In fact, generally only one or two of the transformations are non-zero for any given kernal.
The problem is that the transformations are applied in the inner loop, and with 50 or so transformations, branch computation becomes a significant bottleneck.
Basically I want to pick and choose which code segments to compute at a per kernal launch basis.
I think it is a matter of just trying a kernel like this. I think that you will not see a lot of overhead, since the transformations will be fast from global memory, and there is no divergence within a warp. If you do not need the value of tranformation I would make it a boolean though.
I have a kernel a bit like this that calculates 7 different averages in 1 kernel, where my grid is Nx7 big, so each block calculates a different average. That worked quite well with very little overhead.
If you find that there is a lot of overhead, you might be able to get this working with a template with a lot of parameters, but that will give you a lot of code I am afraid (but an optimal kernel)
use bitmask and try to skip in packets, for example
constant unsigned long transformations;
global void kernel()
for(int i …)
if (transformations & 0xFF)
check from 0 to 7
if (transformations & 0xFF00)
check from 8 to 15
pixel/vertex shaders gets (PROBABLY) compilled (and cached) by driver when You change static branches,
for CUDA if you need real static branches, you need to do this on your own (have multiple versions of kernels already stored, or invoke nvcc and use driver api to load)
I dont think that hardware have something like ‘statich branches’ anyway.
for(int i= 0; i< 50; ++i)
if (transformation[i] != 0.0)
for(int j= 0; j< 10000; ++j)
What should happen, if the compiler performs the unroll as it’s told, is that it will do the dirty work of duplicating your code then optimize the inner switch() to run the appropriate block of code for the current i.
CUDA doesn’t have any on-the-fly optimization/self-modifying code/etc. But what’s interesting is that since OpenCL is being based on LLVM, this platform might support this kind of runtime re-optimization.

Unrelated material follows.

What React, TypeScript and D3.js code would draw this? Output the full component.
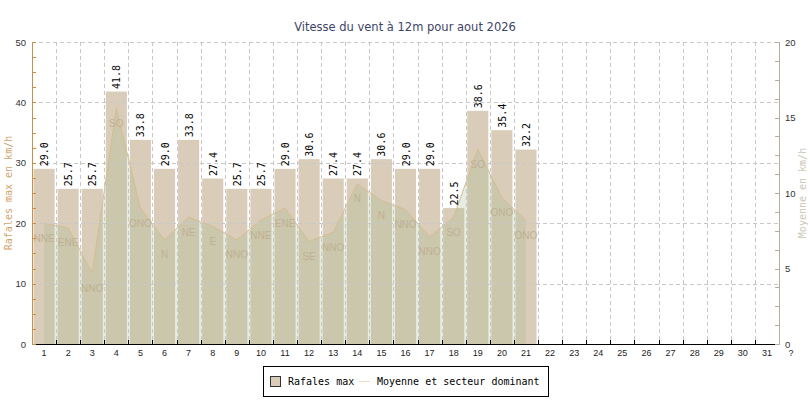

Therez a company called “sci finance” who generate automatic CUDA code according to your inputs.
THat way, “Dynamic code” generation is not a bad idea – if you are sure that you gonna get performance.
Just write to a file @ run time , compile it into CUBIN and figure out a way of launching a kernel using a “cubin” file. – I think it is possible. Some expert in this forum should be able to show the way.